Similar to making a request against /search
but for getting the count:
GET /count
Similar to making a request against /<index>/search
but for getting the count:
GET /<index>/count
{
"query": {
"match": {
"uuid": "4cac248a51b6767e029663b273e7a8b2"
}
}
}
{
"query": {
"bool": {
"must": [
{
"match_phrase": {
"donor.group_name": "Vanderbilt TMC"
}
}
],
"filter": [
{
"match": {
"entity_type.keyword": "Sample"
}
}
]
}
}
}
{
"aggs": {
"created_by_user_displayname": {
"filter": {
"term": {
"entity_type.keyword": "Dataset"
}
}
}
}
}
query_dict = {
'query': {
'match': {
'uuid': uuid
}
}
}
response = requests.post(
'https://search-api.dev.hubmapconsortium.org/search',
json = query_dict,
headers = {'Authorization': 'Bearer ' + nexus_token})
hits = response.json()['hits']['hits']
All configuration options reside within the src/instance/search-config.yaml file which will allow you to specify configuration options for each index, that will be available via the search-api. This file will support any number of index configurations.
To get started, copy the src/instance/search-config.yaml.example. Use this as a template to further defined your index. Here's a sample of a defined index, see that options explained in further detail below:
default_index: my-index
indices:
my-index:
active: true
public: my-index-public
private: my-index-private
document_source_endpoint: https://my-document-base
elasticsearch:
url: https://localhost:9200
mappings: "default-config.yaml"
Options
default_index: [index name]
If you have multiple indices you need to specify which of these is the default. By specifying this, a call to the base /search endpoint, without specifying an index name, will use this index as the default.
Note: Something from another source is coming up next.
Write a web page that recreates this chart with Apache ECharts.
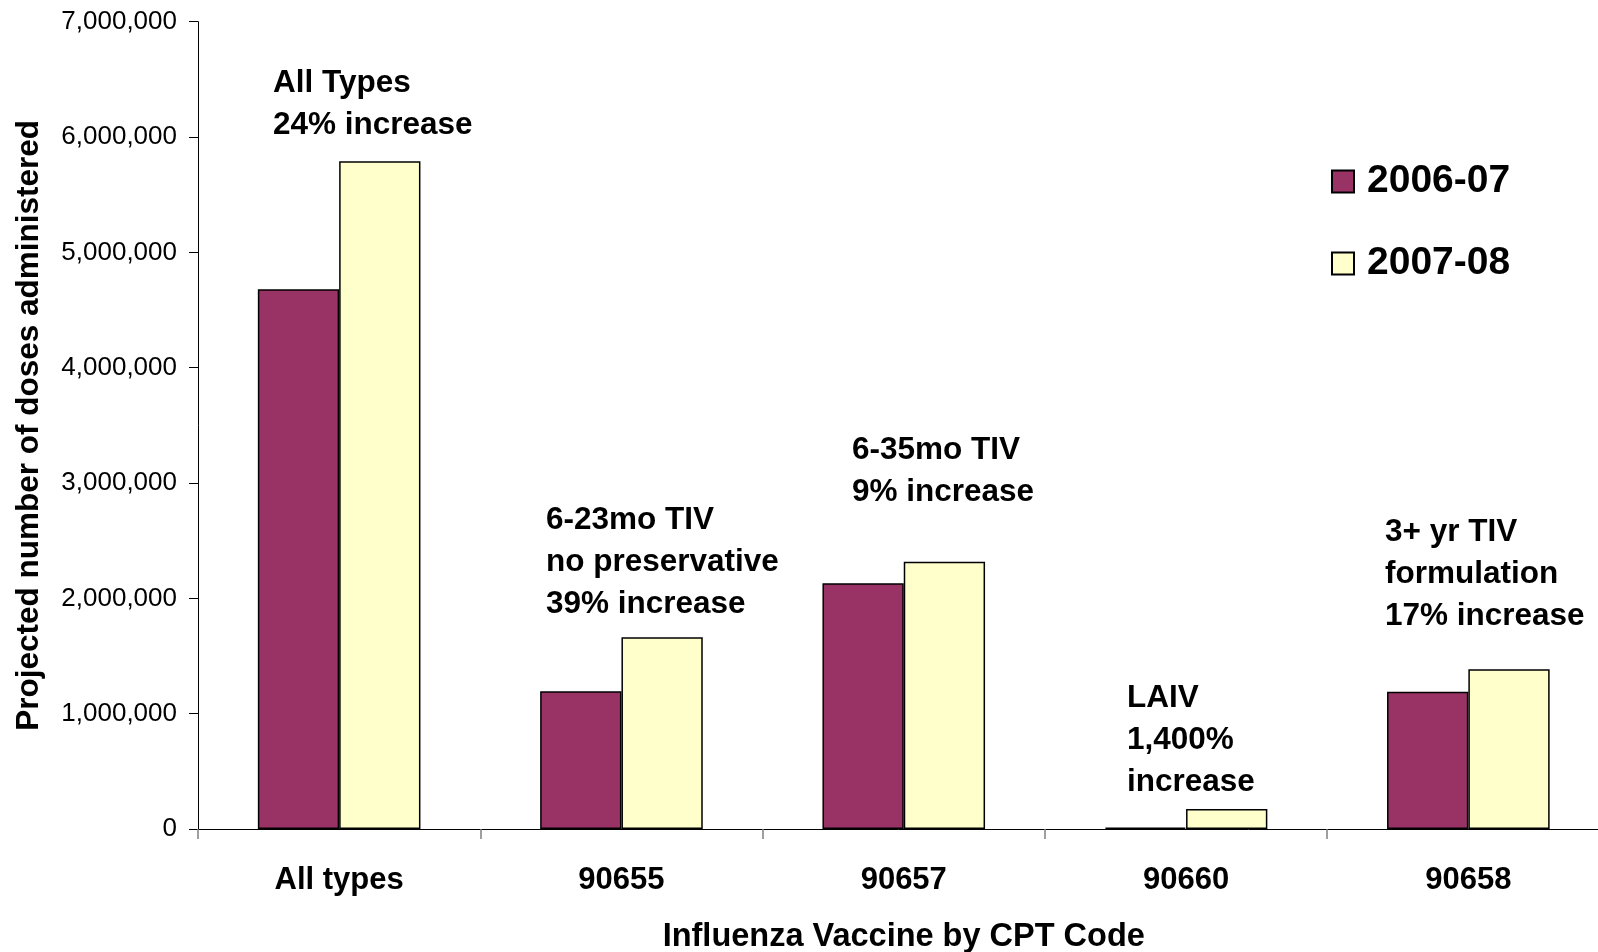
<!DOCTYPE html>
<html>
<head>
<meta charset="utf-8">
<script src="https://cdn.jsdelivr.net/npm/echarts@6/dist/echarts.min.js"></script>
<style>html,body{margin:0;padding:0;background:#fff;}#c{width:1598px;height:952px;}</style>
</head>
<body>
<div id="c"></div>
<script>
const categories = ['All types', '90655', '90657', '90660', '90658'];
const seriesNames = ['2006-07', '2007-08'];
const season0607 = [4680000, 1195000, 2131000, 11500, 1191000];
const season0708 = [5790000, 1663000, 2318000, 173000, 1385000];
const yMin = 0, yMax = 7000000, yInterval = 1000000;
const annotationLines = [
  ['All Types', '24% increase'],
  ['6-23mo TIV', 'no preservative', '39% increase'],
  ['6-35mo TIV', '9% increase'],
  ['LAIV', '1,400%', 'increase'],
  ['3+ yr TIV', 'formulation', '17% increase']
];
const annotationPos = [[273, 62], [546, 499], [852, 429], [1127, 677], [1385, 511]];

const FONT = '"Liberation Sans", Arial, sans-serif';
const chart = echarts.init(document.getElementById('c'), null, {renderer: 'canvas'});

const graphics = annotationLines.map((lines, i) => ({
  type: 'text',
  x: annotationPos[i][0],
  y: annotationPos[i][1],
  style: {
    text: lines.join('\n'),
    fontFamily: FONT,
    fontWeight: 'bold',
    fontSize: 31.5,
    lineHeight: 42,
    fill: '#000',
    textVerticalAlign: 'top'
  }
}));

const fmt = v => String(v).replace(/\B(?=(\d{3})+(?!\d))/g, ',');

chart.setOption({
  animation: false,
  backgroundColor: '#fff',
  textStyle: {fontFamily: FONT},
  grid: {left: 198, top: 21.7, width: 1411.5, bottom: 123, containLabel: false, outerBoundsMode: 'none'},
  legend: {
    orient: 'vertical',
    left: 1326,
    top: 157,
    itemWidth: 22,
    itemHeight: 22,
    itemGap: 43,
    icon: 'rect',
    data: seriesNames,
    textStyle: {fontFamily: FONT, fontSize: 39, fontWeight: 'bold', color: '#000', padding: [0, 0, 0, 8]}
  },
  xAxis: {
    type: 'category',
    data: categories,
    name: 'Influenza Vaccine by CPT Code',
    nameLocation: 'middle',
    nameGap: 92,
    nameTextStyle: {fontFamily: FONT, fontSize: 32.5, fontWeight: 'bold', color: '#000'},
    axisLine: {lineStyle: {color: '#000', width: 1}},
    axisTick: {show: true, length: 10, lineStyle: {color: '#808080', width: 1.5}},
    axisLabel: {fontFamily: FONT, fontSize: 31, fontWeight: 'bold', color: '#000', margin: 36}
  },
  yAxis: {
    type: 'value',
    min: yMin,
    max: yMax,
    interval: yInterval,
    name: 'Projected number of doses administered',
    nameLocation: 'middle',
    nameGap: 153,
    nameTextStyle: {fontFamily: FONT, fontSize: 31.5, fontWeight: 'bold', color: '#000'},
    splitLine: {show: false},
    axisLine: {show: true, lineStyle: {color: '#000', width: 1}},
    axisTick: {show: true, length: 9, lineStyle: {color: '#000', width: 1}},
    axisLabel: {fontFamily: FONT, fontSize: 26, color: '#000', margin: 21, formatter: fmt}
  },
  series: [
    {
      name: seriesNames[0],
      type: 'bar',
      data: season0607,
      barGap: '0%',
      barCategoryGap: '42.4%',
      itemStyle: {color: '#993366', borderColor: '#000', borderWidth: 1.5}
    },
    {
      name: seriesNames[1],
      type: 'bar',
      data: season0708,
      barGap: '0%',
      barCategoryGap: '42.4%',
      itemStyle: {color: '#FFFFCC', borderColor: '#000', borderWidth: 1.5}
    }
  ],
  graphic: graphics
});
</script>
</body>
</html>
This should be specified even for single index definitions
indices: All indices definitions start after this declaration
active: [true or false] - designated if the index should be active (true) or inactive
public: [index name] - this will allow you to specify an index that contains data only viewable by non-authenticated users or usage for public facing endpoints
private: [index name] - this will allow you to specify an index that contains private data viewable only by a certain group, consortium or more specifically, authenticated users.
Note: the public and private indices should be the same index name if you only have a single index
document_source_endpoint: [url] (optional) - this will allow you to configure a document source (i.e., entities) which will be used by the indexer to populate your index from an alternate document store
elasticsearch: configurations specific to elasticsearch after this declaration
url: [url] - url to the server hosting Elasticsearch
mappings: [file] - used to specify a file which contains index settings or mappings (i.e., mapping.total_fields.limit: 5000) specific to Elasticsearch. see index settings. Also, the default settings are located in elasticsearch/search-default-config.yaml. This file is used during the index creation process before data is ingested by the indexer.
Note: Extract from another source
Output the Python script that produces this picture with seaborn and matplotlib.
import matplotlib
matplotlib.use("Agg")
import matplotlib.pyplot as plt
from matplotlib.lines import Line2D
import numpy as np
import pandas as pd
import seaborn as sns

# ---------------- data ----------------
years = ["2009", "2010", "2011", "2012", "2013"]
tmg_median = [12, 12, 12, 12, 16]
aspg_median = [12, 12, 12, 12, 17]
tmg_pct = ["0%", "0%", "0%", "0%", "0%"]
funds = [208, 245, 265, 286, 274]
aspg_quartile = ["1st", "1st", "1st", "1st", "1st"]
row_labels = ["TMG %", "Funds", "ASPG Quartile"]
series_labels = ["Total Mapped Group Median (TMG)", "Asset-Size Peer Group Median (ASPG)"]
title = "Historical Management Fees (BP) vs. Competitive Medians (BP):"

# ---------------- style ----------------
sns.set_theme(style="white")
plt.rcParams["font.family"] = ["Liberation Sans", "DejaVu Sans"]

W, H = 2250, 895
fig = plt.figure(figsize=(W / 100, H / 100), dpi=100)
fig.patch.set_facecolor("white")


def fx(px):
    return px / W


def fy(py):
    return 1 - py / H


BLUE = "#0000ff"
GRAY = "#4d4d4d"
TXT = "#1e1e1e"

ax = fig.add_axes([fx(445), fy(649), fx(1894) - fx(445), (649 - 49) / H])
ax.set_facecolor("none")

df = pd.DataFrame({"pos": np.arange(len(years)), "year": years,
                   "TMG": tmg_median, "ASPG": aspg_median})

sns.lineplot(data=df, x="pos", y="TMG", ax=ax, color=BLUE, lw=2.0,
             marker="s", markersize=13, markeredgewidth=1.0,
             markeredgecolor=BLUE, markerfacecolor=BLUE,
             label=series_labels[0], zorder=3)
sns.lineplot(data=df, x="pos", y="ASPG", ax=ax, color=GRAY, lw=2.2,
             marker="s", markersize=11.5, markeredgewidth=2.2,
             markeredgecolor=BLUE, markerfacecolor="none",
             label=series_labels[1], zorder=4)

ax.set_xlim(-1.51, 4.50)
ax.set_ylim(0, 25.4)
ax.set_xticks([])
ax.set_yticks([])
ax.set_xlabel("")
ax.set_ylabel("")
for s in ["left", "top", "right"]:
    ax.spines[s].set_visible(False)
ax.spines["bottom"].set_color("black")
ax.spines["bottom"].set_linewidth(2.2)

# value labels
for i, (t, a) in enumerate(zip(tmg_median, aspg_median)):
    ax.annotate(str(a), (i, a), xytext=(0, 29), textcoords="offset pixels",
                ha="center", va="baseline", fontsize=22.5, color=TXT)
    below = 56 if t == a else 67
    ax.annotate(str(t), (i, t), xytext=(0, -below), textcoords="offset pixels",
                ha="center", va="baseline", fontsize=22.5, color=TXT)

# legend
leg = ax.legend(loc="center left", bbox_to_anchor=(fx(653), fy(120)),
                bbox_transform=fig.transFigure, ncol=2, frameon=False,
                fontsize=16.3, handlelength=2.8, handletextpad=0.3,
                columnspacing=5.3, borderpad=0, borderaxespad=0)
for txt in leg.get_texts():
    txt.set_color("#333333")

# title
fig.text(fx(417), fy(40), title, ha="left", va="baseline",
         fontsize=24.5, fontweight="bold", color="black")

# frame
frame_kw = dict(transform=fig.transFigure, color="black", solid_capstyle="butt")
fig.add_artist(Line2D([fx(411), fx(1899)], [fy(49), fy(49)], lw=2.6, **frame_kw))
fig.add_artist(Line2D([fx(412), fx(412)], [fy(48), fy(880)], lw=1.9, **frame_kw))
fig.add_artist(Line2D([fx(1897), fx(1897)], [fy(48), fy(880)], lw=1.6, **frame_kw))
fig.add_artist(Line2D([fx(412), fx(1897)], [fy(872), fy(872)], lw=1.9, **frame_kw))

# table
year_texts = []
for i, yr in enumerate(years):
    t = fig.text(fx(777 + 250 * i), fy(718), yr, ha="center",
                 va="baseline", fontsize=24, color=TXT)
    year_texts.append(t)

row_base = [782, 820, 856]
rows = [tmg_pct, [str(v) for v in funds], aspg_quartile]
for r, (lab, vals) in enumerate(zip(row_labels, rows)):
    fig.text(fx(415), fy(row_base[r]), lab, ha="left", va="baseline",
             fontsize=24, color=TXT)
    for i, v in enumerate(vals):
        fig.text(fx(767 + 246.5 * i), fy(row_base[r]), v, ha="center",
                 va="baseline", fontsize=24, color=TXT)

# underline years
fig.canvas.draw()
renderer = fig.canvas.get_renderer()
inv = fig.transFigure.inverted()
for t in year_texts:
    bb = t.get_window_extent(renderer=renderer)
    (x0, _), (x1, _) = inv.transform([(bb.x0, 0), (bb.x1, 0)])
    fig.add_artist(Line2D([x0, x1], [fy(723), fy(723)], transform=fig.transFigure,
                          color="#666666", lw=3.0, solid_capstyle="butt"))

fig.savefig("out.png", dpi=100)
There are a few configurable environment variables to keep in mind:
COMMONS_BRANCH
: build argument only to be used during image creation when we need to use a branch of commons from github rather than the published PyPI package. Default to master branch if not set or null.HOST_UID
: the user id on the host machine to be mapped to the container. Default to 1001 if not set or null.HOST_GID
: the user's group id on the host machine to be mapped to the container. Default to 1001 if not set or null.
We can set and verify the environment variable like below:
export COMMONS_BRANCH=master
echo $COMMONS_BRANCH
Note: Environment variables set like this are only stored temporally. When you exit the running instance of bash by exiting the terminal, they get discarded. So for rebuilding the docker image, we'll need to make sure to set the environment variables again if necessary.
cd docker
./docker-development.sh [check|config|build|start|stop|down]
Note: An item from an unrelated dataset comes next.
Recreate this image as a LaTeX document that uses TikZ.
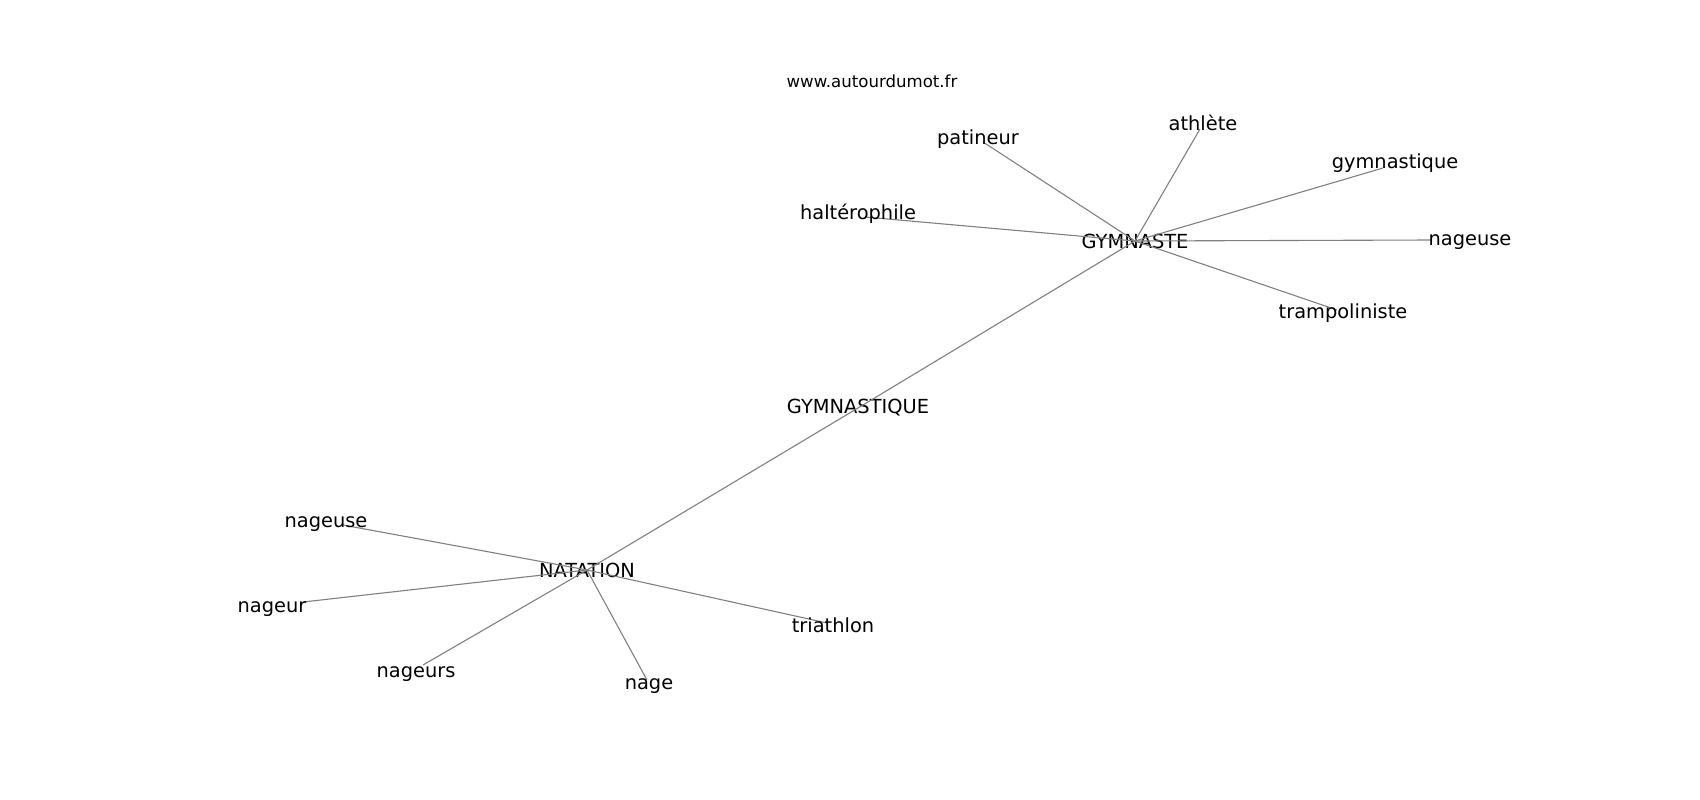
\documentclass[tikz,border=0pt]{standalone}
\usepackage{fontspec}
\setmainfont{DejaVu Sans}
\usepackage{tikz}

\begin{document}
\begin{tikzpicture}[%
    x=1pt, y=-1pt,
    word/.style={%
        inner sep=0pt,
        anchor=base,
        font=\fontsize{19.4}{23}\selectfont
    },
    hub/.style={%
        inner sep=0pt,
        anchor=center,
        font=\fontsize{19.4}{23}\selectfont
    },
    site/.style={%
        inner sep=0pt,
        anchor=base,
        font=\fontsize{16.6}{19}\selectfont
    },
    link/.style={%
        draw=black!50,
        line width=1.1pt
    }
]
\useasboundingbox (0,0) rectangle (1700,800);

% Hubs
    \node[hub] (gymnaste) at (1135,241) {GYMNASTE};
    \node[hub] (gymnastique) at (858,408) {GYMNASTIQUE};
    \node[hub] (natation) at (587,570) {NATATION};

% Ends of the links
    \coordinate (patineurEnd) at (983,142);
    \coordinate (halterophileEnd) at (865,217);
    \coordinate (athleteEnd) at (1200,129);
    \coordinate (gymnastiqueEnd) at (1383,168);
    \coordinate (nageuseEnd1) at (1432,240);
    \coordinate (trampolinisteEnd) at (1337,310);
    \coordinate (nageuseEnd2) at (343,525);
    \coordinate (nageurEnd) at (303,602);
    \coordinate (nageursEnd) at (423,665);
    \coordinate (nageEnd) at (647,680);
    \coordinate (triathlonEnd) at (827,623);

% Links
\draw[link] (gymnaste.center) -- (patineurEnd);
\draw[link] (gymnaste.center) -- (halterophileEnd);
\draw[link] (gymnaste.center) -- (athleteEnd);
\draw[link] (gymnaste.center) -- (gymnastiqueEnd);
\draw[link] (gymnaste.center) -- (nageuseEnd1);
\draw[link] (gymnaste.center) -- (trampolinisteEnd);

\draw[link] (gymnaste.center) -- (gymnastique.center);
\draw[link] (gymnastique.center) -- (natation.center);

\draw[link] (natation.center) -- (nageuseEnd2);
\draw[link] (natation.center) -- (nageurEnd);
\draw[link] (natation.center) -- (nageursEnd);
\draw[link] (natation.center) -- (nageEnd);
\draw[link] (natation.center) -- (triathlonEnd);

% Words round GYMNASTE
    \node[word] (patineur) at (978,144) {patineur};
    \node[word] (halterophile) at (858,219) {haltérophile};
    \node[word] (athlete) at (1203,130) {athlète};
    \node[word] (gymnastiqueWord) at (1395,168) {gymnastique};
    \node[word] (nageuse1) at (1470,245) {nageuse};
    \node[word] (trampoliniste) at (1343,318) {trampoliniste};

% Words round NATATION
    \node[word] (nageuse2) at (326,527) {nageuse};
    \node[word] (nageur) at (272,612) {nageur};
    \node[word] (nageurs) at (416,677) {nageurs};
    \node[word] (nage) at (649,689) {nage};
    \node[word] (triathlon) at (833,632) {triathlon};

% Site
    \node[site] (site) at (872,88) {www.autourdumot.fr};

\end{tikzpicture}
\end{document}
On TEST/STAGE/PROD environments, we use the same published docker image from DockerHub for deployment rather than building a new image.
cd docker
./docker-deployment.sh [start|stop|down]
For the Release candicate (RC) instance use a separate script:
./docker-rc.sh [start|stop|down]
The documentation for the API calls is hosted on SmartAPI. Modifying the search-api-spec.yaml
file and commititng the changes to github should update the API shown on SmartAPI. SmartAPI allows users to register API documents. The documentation is associated with this github account: [email protected].